Student Profile: Nick Benvenuto
Finding Science and Art in Both Winemaking and Medicine
Nick Benvenuto counts himself as one of the many Jefferson students who are already Jefferson alumni. Now in his second year at SKMC, Benvenuto completed the Postbaccalaureate Pre-Professional Program—better known as “P4”—in the Jefferson College of Biomedical Sciences in 2014.
Designed to enable students to pivot from non-science undergraduate degrees to careers in health-related fields, P4 was a perfect fit for Benvenuto, who graduated from Penn State with a bachelor’s in agribusiness management, then began working at Wycombe Vineyards near his hometown in Bucks County, Pa. Fascinated by the science behind the fermentation process, he eventually headed west for a job at a vineyard and winery in California’s Sonoma County, stopping to visit a friend in Colorado along the way.
“I fell completely in love with Denver and couldn’t leave,” says Benvenuto, who changed his plans and reached out to a local winemaker in search of a position. “Luckily, wineries are always looking for harvest help.” Benvenuto and his coworkers would take turns driving a big yellow moving truck four hours to a tiny grape-growing town on the state’s western slope, where they’d pick up “a couple tons of grapes” before heading back and make and sell wine.
In his spare time, Benvenuto started volunteering at Denver Health Medical Center, where he did things like folding linens and keeping patients comfortable as they waited for care. He had always felt that winemaking was a temporary career and found himself drawn to the field of medicine: “Denver Health is a teaching hospital, and the doctors were comfortable with me watching them work.” The experience inspired him to apply to postbaccalaureate programs, and the following fall he enrolled at Jefferson as one of only 10 students in the inaugural P4 class.

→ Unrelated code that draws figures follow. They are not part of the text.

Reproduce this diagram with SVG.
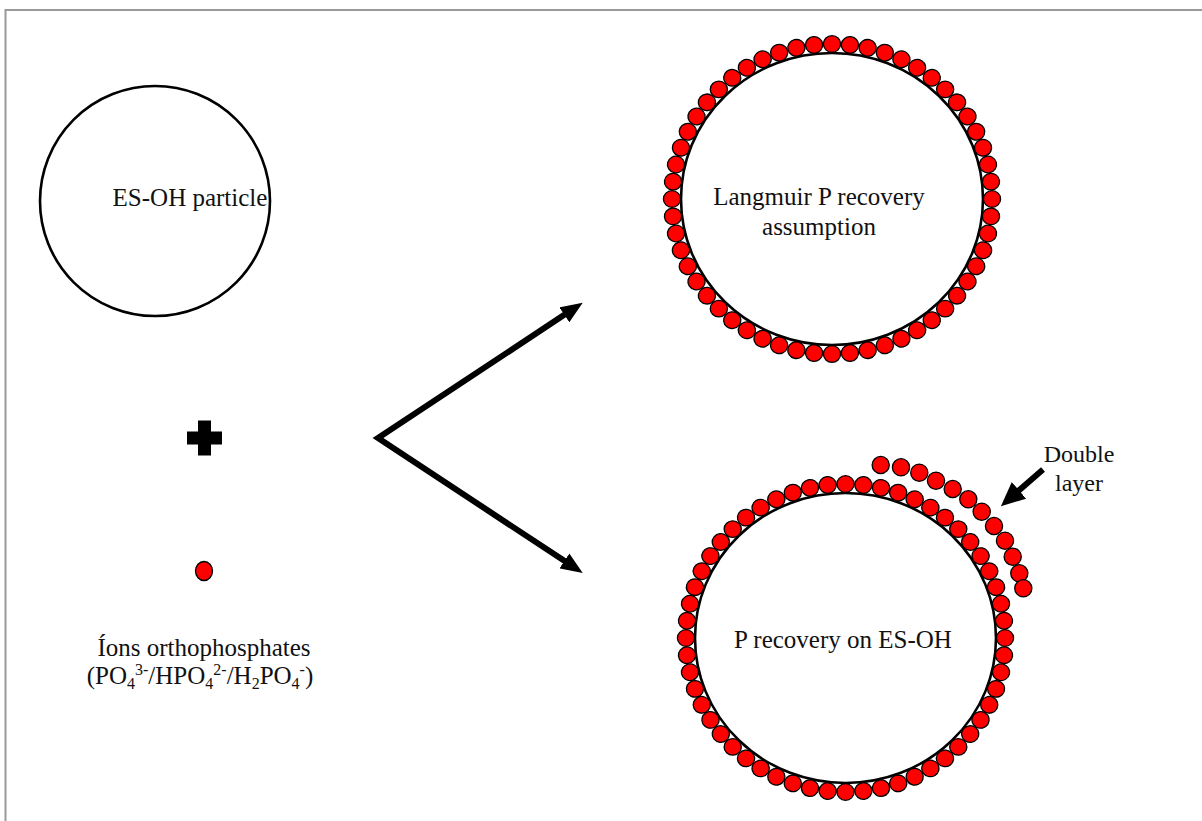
<svg xmlns="http://www.w3.org/2000/svg" xmlns:xlink="http://www.w3.org/1999/xlink" width="1202" height="821" viewBox="0 0 1202 821">
<style>
.lbl{font-family:"Liberation Serif","Times New Roman",serif;font-size:25px;fill:#111;}
.sm{font-size:24px;}
.ring{fill:#fff;stroke:#000;stroke-width:2.6;}
.dot{fill:#ff0000;stroke:#000;stroke-width:1.3;}
.arr{fill:none;stroke:#000;stroke-width:6;stroke-linejoin:miter;}
</style>
<defs>
<circle id="d" class="dot" cx="0" cy="0" r="8.6"/>
<marker id="ah" viewBox="0 0 22 18" refX="4" refY="9" markerWidth="22" markerHeight="18" markerUnits="userSpaceOnUse" orient="auto-start-reverse">
<path d="M0,0 L22,9 L0,18 z" fill="#000"/>
</marker>
<marker id="ah2" viewBox="0 0 24 22" refX="4" refY="11" markerWidth="24" markerHeight="22" markerUnits="userSpaceOnUse" orient="auto">
<path d="M0,0 L24,11 L0,22 z" fill="#000"/>
</marker>
</defs>
<rect width="1202" height="821" fill="#fff"/>
<path d="M5.5,821 V10 H1202" fill="none" stroke="#9a9a9a" stroke-width="2"/>

<g id="particle">
<circle class="ring" cx="155" cy="201" r="115"/>
<text class="lbl" x="190" y="206" text-anchor="middle">ES-OH particle</text>
</g>

<g id="plus">
<path d="M198,420.5 H211 V431.5 H222 V444.5 H211 V455.5 H198 V444.5 H187 V431.5 H198 z" fill="#000"/>
</g>

<g id="ion">
<ellipse class="dot" cx="204" cy="571" rx="8.5" ry="9.5" stroke-width="1.5"/>
<text class="lbl" x="204" y="656" text-anchor="middle">Íons orthophosphates</text>
<text class="lbl" x="200" y="684" text-anchor="middle">(PO<tspan dy="5" font-size="16">4</tspan><tspan dy="-14" font-size="16">3-</tspan><tspan dy="9">/HPO</tspan><tspan dy="5" font-size="16">4</tspan><tspan dy="-14" font-size="16">2-</tspan><tspan dy="9">/H</tspan><tspan dy="5" font-size="16">2</tspan><tspan dy="-5">PO</tspan><tspan dy="5" font-size="16">4</tspan><tspan dy="-14" font-size="16">-</tspan><tspan dy="9">)</tspan></text>
</g>

<g id="langmuir">
<ellipse class="ring" cx="832" cy="199" rx="151" ry="146"/>
<g transform="translate(832,199) scale(1,0.969)">
<use href="#d" transform="rotate(0) translate(160,0)"/>
<use href="#d" transform="rotate(6.43) translate(160,0)"/>
<use href="#d" transform="rotate(12.86) translate(160,0)"/>
<use href="#d" transform="rotate(19.29) translate(160,0)"/>
<use href="#d" transform="rotate(25.71) translate(160,0)"/>
<use href="#d" transform="rotate(32.14) translate(160,0)"/>
<use href="#d" transform="rotate(38.57) translate(160,0)"/>
<use href="#d" transform="rotate(45) translate(160,0)"/>
<use href="#d" transform="rotate(51.43) translate(160,0)"/>
<use href="#d" transform="rotate(57.86) translate(160,0)"/>
<use href="#d" transform="rotate(64.29) translate(160,0)"/>
<use href="#d" transform="rotate(70.71) translate(160,0)"/>
<use href="#d" transform="rotate(77.14) translate(160,0)"/>
<use href="#d" transform="rotate(83.57) translate(160,0)"/>
<use href="#d" transform="rotate(90) translate(160,0)"/>
<use href="#d" transform="rotate(96.43) translate(160,0)"/>
<use href="#d" transform="rotate(102.86) translate(160,0)"/>
<use href="#d" transform="rotate(109.29) translate(160,0)"/>
<use href="#d" transform="rotate(115.71) translate(160,0)"/>
<use href="#d" transform="rotate(122.14) translate(160,0)"/>
<use href="#d" transform="rotate(128.57) translate(160,0)"/>
<use href="#d" transform="rotate(135) translate(160,0)"/>
<use href="#d" transform="rotate(141.43) translate(160,0)"/>
<use href="#d" transform="rotate(147.86) translate(160,0)"/>
<use href="#d" transform="rotate(154.29) translate(160,0)"/>
<use href="#d" transform="rotate(160.71) translate(160,0)"/>
<use href="#d" transform="rotate(167.14) translate(160,0)"/>
<use href="#d" transform="rotate(173.57) translate(160,0)"/>
<use href="#d" transform="rotate(180) translate(160,0)"/>
<use href="#d" transform="rotate(186.43) translate(160,0)"/>
<use href="#d" transform="rotate(192.86) translate(160,0)"/>
<use href="#d" transform="rotate(199.29) translate(160,0)"/>
<use href="#d" transform="rotate(205.71) translate(160,0)"/>
<use href="#d" transform="rotate(212.14) translate(160,0)"/>
<use href="#d" transform="rotate(218.57) translate(160,0)"/>
<use href="#d" transform="rotate(225) translate(160,0)"/>
<use href="#d" transform="rotate(231.43) translate(160,0)"/>
<use href="#d" transform="rotate(237.86) translate(160,0)"/>
<use href="#d" transform="rotate(244.29) translate(160,0)"/>
<use href="#d" transform="rotate(250.71) translate(160,0)"/>
<use href="#d" transform="rotate(257.14) translate(160,0)"/>
<use href="#d" transform="rotate(263.57) translate(160,0)"/>
<use href="#d" transform="rotate(270) translate(160,0)"/>
<use href="#d" transform="rotate(276.43) translate(160,0)"/>
<use href="#d" transform="rotate(282.86) translate(160,0)"/>
<use href="#d" transform="rotate(289.29) translate(160,0)"/>
<use href="#d" transform="rotate(295.71) translate(160,0)"/>
<use href="#d" transform="rotate(302.14) translate(160,0)"/>
<use href="#d" transform="rotate(308.57) translate(160,0)"/>
<use href="#d" transform="rotate(315) translate(160,0)"/>
<use href="#d" transform="rotate(321.43) translate(160,0)"/>
<use href="#d" transform="rotate(327.86) translate(160,0)"/>
<use href="#d" transform="rotate(334.29) translate(160,0)"/>
<use href="#d" transform="rotate(340.71) translate(160,0)"/>
<use href="#d" transform="rotate(347.14) translate(160,0)"/>
<use href="#d" transform="rotate(353.57) translate(160,0)"/>
</g>
<text class="lbl" x="819" y="205" text-anchor="middle">Langmuir P recovery</text>
<text class="lbl" x="819" y="235" text-anchor="middle">assumption</text>
</g>

<g id="esoh-recovery">
<ellipse class="ring" cx="845.5" cy="638" rx="150.5" ry="145"/>
<g transform="translate(845.5,638) scale(1,0.9655)">
<use href="#d" transform="rotate(0) translate(159.5,0)"/>
<use href="#d" transform="rotate(6.43) translate(159.5,0)"/>
<use href="#d" transform="rotate(12.86) translate(159.5,0)"/>
<use href="#d" transform="rotate(19.29) translate(159.5,0)"/>
<use href="#d" transform="rotate(25.71) translate(159.5,0)"/>
<use href="#d" transform="rotate(32.14) translate(159.5,0)"/>
<use href="#d" transform="rotate(38.57) translate(159.5,0)"/>
<use href="#d" transform="rotate(45) translate(159.5,0)"/>
<use href="#d" transform="rotate(51.43) translate(159.5,0)"/>
<use href="#d" transform="rotate(57.86) translate(159.5,0)"/>
<use href="#d" transform="rotate(64.29) translate(159.5,0)"/>
<use href="#d" transform="rotate(70.71) translate(159.5,0)"/>
<use href="#d" transform="rotate(77.14) translate(159.5,0)"/>
<use href="#d" transform="rotate(83.57) translate(159.5,0)"/>
<use href="#d" transform="rotate(90) translate(159.5,0)"/>
<use href="#d" transform="rotate(96.43) translate(159.5,0)"/>
<use href="#d" transform="rotate(102.86) translate(159.5,0)"/>
<use href="#d" transform="rotate(109.29) translate(159.5,0)"/>
<use href="#d" transform="rotate(115.71) translate(159.5,0)"/>
<use href="#d" transform="rotate(122.14) translate(159.5,0)"/>
<use href="#d" transform="rotate(128.57) translate(159.5,0)"/>
<use href="#d" transform="rotate(135) translate(159.5,0)"/>
<use href="#d" transform="rotate(141.43) translate(159.5,0)"/>
<use href="#d" transform="rotate(147.86) translate(159.5,0)"/>
<use href="#d" transform="rotate(154.29) translate(159.5,0)"/>
<use href="#d" transform="rotate(160.71) translate(159.5,0)"/>
<use href="#d" transform="rotate(167.14) translate(159.5,0)"/>
<use href="#d" transform="rotate(173.57) translate(159.5,0)"/>
<use href="#d" transform="rotate(180) translate(159.5,0)"/>
<use href="#d" transform="rotate(186.43) translate(159.5,0)"/>
<use href="#d" transform="rotate(192.86) translate(159.5,0)"/>
<use href="#d" transform="rotate(199.29) translate(159.5,0)"/>
<use href="#d" transform="rotate(205.71) translate(159.5,0)"/>
<use href="#d" transform="rotate(212.14) translate(159.5,0)"/>
<use href="#d" transform="rotate(218.57) translate(159.5,0)"/>
<use href="#d" transform="rotate(225) translate(159.5,0)"/>
<use href="#d" transform="rotate(231.43) translate(159.5,0)"/>
<use href="#d" transform="rotate(237.86) translate(159.5,0)"/>
<use href="#d" transform="rotate(244.29) translate(159.5,0)"/>
<use href="#d" transform="rotate(250.71) translate(159.5,0)"/>
<use href="#d" transform="rotate(257.14) translate(159.5,0)"/>
<use href="#d" transform="rotate(263.57) translate(159.5,0)"/>
<use href="#d" transform="rotate(270) translate(159.5,0)"/>
<use href="#d" transform="rotate(276.43) translate(159.5,0)"/>
<use href="#d" transform="rotate(282.86) translate(159.5,0)"/>
<use href="#d" transform="rotate(289.29) translate(159.5,0)"/>
<use href="#d" transform="rotate(295.71) translate(159.5,0)"/>
<use href="#d" transform="rotate(302.14) translate(159.5,0)"/>
<use href="#d" transform="rotate(308.57) translate(159.5,0)"/>
<use href="#d" transform="rotate(315) translate(159.5,0)"/>
<use href="#d" transform="rotate(321.43) translate(159.5,0)"/>
<use href="#d" transform="rotate(327.86) translate(159.5,0)"/>
<use href="#d" transform="rotate(334.29) translate(159.5,0)"/>
<use href="#d" transform="rotate(340.71) translate(159.5,0)"/>
<use href="#d" transform="rotate(347.14) translate(159.5,0)"/>
<use href="#d" transform="rotate(353.57) translate(159.5,0)"/>
</g>
<g id="outer-layer">
<use href="#d" x="880.7" y="465"/>
<use href="#d" x="901" y="467.3"/>
<use href="#d" x="919.3" y="472.7"/>
<use href="#d" x="936" y="480.7"/>
<use href="#d" x="952.7" y="489"/>
<use href="#d" x="968.3" y="499.3"/>
<use href="#d" x="981.7" y="511.7"/>
<use href="#d" x="994" y="526"/>
<use href="#d" x="1005" y="540.7"/>
<use href="#d" x="1012.7" y="556.7"/>
<use href="#d" x="1019.3" y="573.3"/>
<use href="#d" x="1023.3" y="588.3"/>
</g>
<text class="lbl" x="843" y="648" text-anchor="middle">P recovery on ES-OH</text>
</g>

<g id="double-layer">
<text class="lbl sm" x="1079" y="462" text-anchor="middle">Double</text>
<text class="lbl sm" x="1079" y="491" text-anchor="middle">layer</text>
</g>

<g id="connectors">
<path class="arr" d="M567.7,312.6 L378,438 L567.7,563.1" marker-start="url(#ah)" marker-end="url(#ah)"/>
<path class="arr" d="M1043,469.5 L1016,493" stroke-width="7" marker-end="url(#ah2)"/>
</g>
</svg>
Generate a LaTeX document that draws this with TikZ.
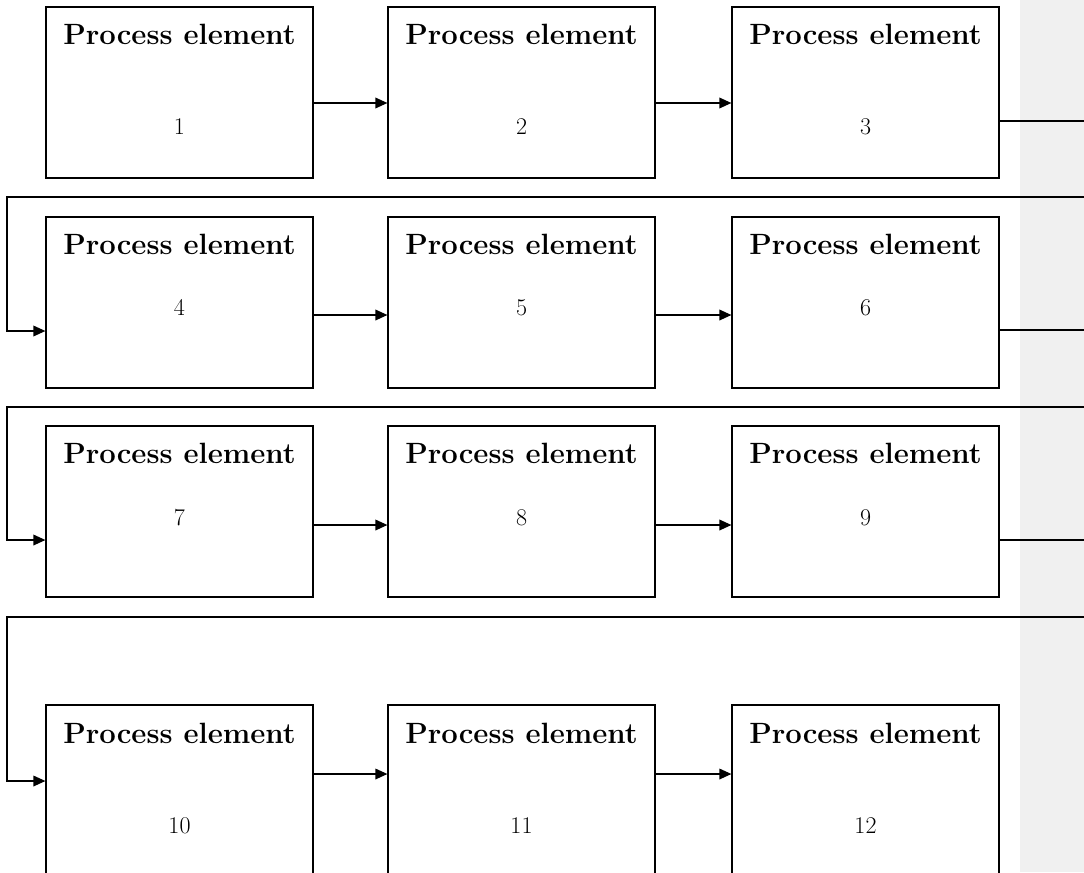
\documentclass[tikz,border=0pt]{standalone}
\usetikzlibrary{arrows.meta}
\definecolor{margingrey}{RGB}{240,240,240}
\tikzset{
  pbox/.style={draw, line width=0.9pt, minimum width=200.25pt, minimum height=128.25pt, inner sep=0pt},
  ptitle/.style={font=\fontsize{22}{26}\selectfont\bfseries, anchor=base, inner sep=0pt},
  pnum/.style={font=\fontsize{18}{22}\selectfont, anchor=base, inner sep=0pt},
  flow/.style={line width=1pt, -{Triangle[length=9pt,width=8pt]}}
}
\begin{document}
\begin{tikzpicture}[x=0.75pt,y=-0.75pt]
  \useasboundingbox (0,0) rectangle (1084,872);
  \clip (0,0) rectangle (1084,872);
  \fill[margingrey] (1020,0) rectangle (1084,872);
  \draw
    (179.5,92.5) node[pbox] (p1){}
    (521.5,92.5) node[pbox] (p2){}
    (865.5,92.5) node[pbox] (p3){}
    (179.5,302.5) node[pbox] (p4){}
    (521.5,302.5) node[pbox] (p5){}
    (865.5,302.5) node[pbox] (p6){}
    (179.5,511.5) node[pbox] (p7){}
    (521.5,511.5) node[pbox] (p8){}
    (865.5,511.5) node[pbox] (p9){}
    (179.5,790.5) node[pbox] (p10){}
    (521.5,790.5) node[pbox] (p11){}
    (865.5,790.5) node[pbox] (p12){};
  \draw
    (179.5,44) node[ptitle] (t1){Process element}
    (521.5,44) node[ptitle] (t2){Process element}
    (865.5,44) node[ptitle] (t3){Process element}
    (179.5,254) node[ptitle] (t4){Process element}
    (521.5,254) node[ptitle] (t5){Process element}
    (865.5,254) node[ptitle] (t6){Process element}
    (179.5,463) node[ptitle] (t7){Process element}
    (521.5,463) node[ptitle] (t8){Process element}
    (865.5,463) node[ptitle] (t9){Process element}
    (179.5,743) node[ptitle] (t10){Process element}
    (521.5,743) node[ptitle] (t11){Process element}
    (865.5,743) node[ptitle] (t12){Process element};
  \draw
    (179.5,134) node[pnum] (n1){1}
    (521.5,134) node[pnum] (n2){2}
    (865.5,134) node[pnum] (n3){3}
    (179.5,315) node[pnum] (n4){4}
    (521.5,315) node[pnum] (n5){5}
    (865.5,315) node[pnum] (n6){6}
    (179.5,525) node[pnum] (n7){7}
    (521.5,525) node[pnum] (n8){8}
    (865.5,525) node[pnum] (n9){9}
    (179.5,833) node[pnum] (n10){10}
    (521.5,833) node[pnum] (n11){11}
    (865.5,833) node[pnum] (n12){12};
  \begin{scope}[flow]
    \draw (p1.east |- 0,103) to (p2.west |- 0,103);
    \draw (p2.east |- 0,103) to (p3.west |- 0,103);
    \draw (p4.east |- 0,315) to (p5.west |- 0,315);
    \draw (p5.east |- 0,315) to (p6.west |- 0,315);
    \draw (p7.east |- 0,525) to (p8.west |- 0,525);
    \draw (p8.east |- 0,525) to (p9.west |- 0,525);
    \draw (p10.east |- 0,774) to (p11.west |- 0,774);
    \draw (p11.east |- 0,774) to (p12.west |- 0,774);
    % wrap from the end of one row to the start of the next
    \draw (p3.east |- 0,121) -- (1100,121) -- (1100,197) -- (7,197) -- (7,331) -- (p4.west |- 0,331);
    \draw (p6.east |- 0,330) -- (1100,330) -- (1100,407) -- (7,407) -- (7,540) -- (p7.west |- 0,540);
    \draw (p9.east |- 0,540) -- (1100,540) -- (1100,617) -- (7,617) -- (7,781) -- (p10.west |- 0,781);
  \end{scope}
\end{tikzpicture}
\end{document}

P4 appealed to Benvenuto on several levels—he liked the thought of attending a graduate-level institution that focused exclusively on healthcare. “After three years out of college, I didn’t want to go back to your typical 300-person gen-chem course, which can happen in postbac programs at undergraduate institutions,” he says. But he soon discovered perks beyond the small class sizes.
“As P4s, we got to be part of JeffHOPE [SKMC’s student-run organization that provides free care to homeless and underserved individuals]. Actually getting to serve on a med team in that environment—taking patient histories and vital signs, doing physical exams, presenting to resident-physicians—you don’t get to do that through other postbac programs.” These activities affected Benvenuto deeply; now, as an SKMC student, he continues to volunteer with JeffHOPE as well as with Refugee Health Partners, which operates clinics for refugees living in Philadelphia.
Although his days in the vineyard are behind him, Benvenuto remains intrigued by wine. “Like medicine, winemaking is both a science and an art—all winemakers have their own touch and style. The process still amazes me.” Can he recommend a standby favorite? “Sure. Rhône Valley reds, from the south of France. Châteauneuf-du-Pape is a really good one.”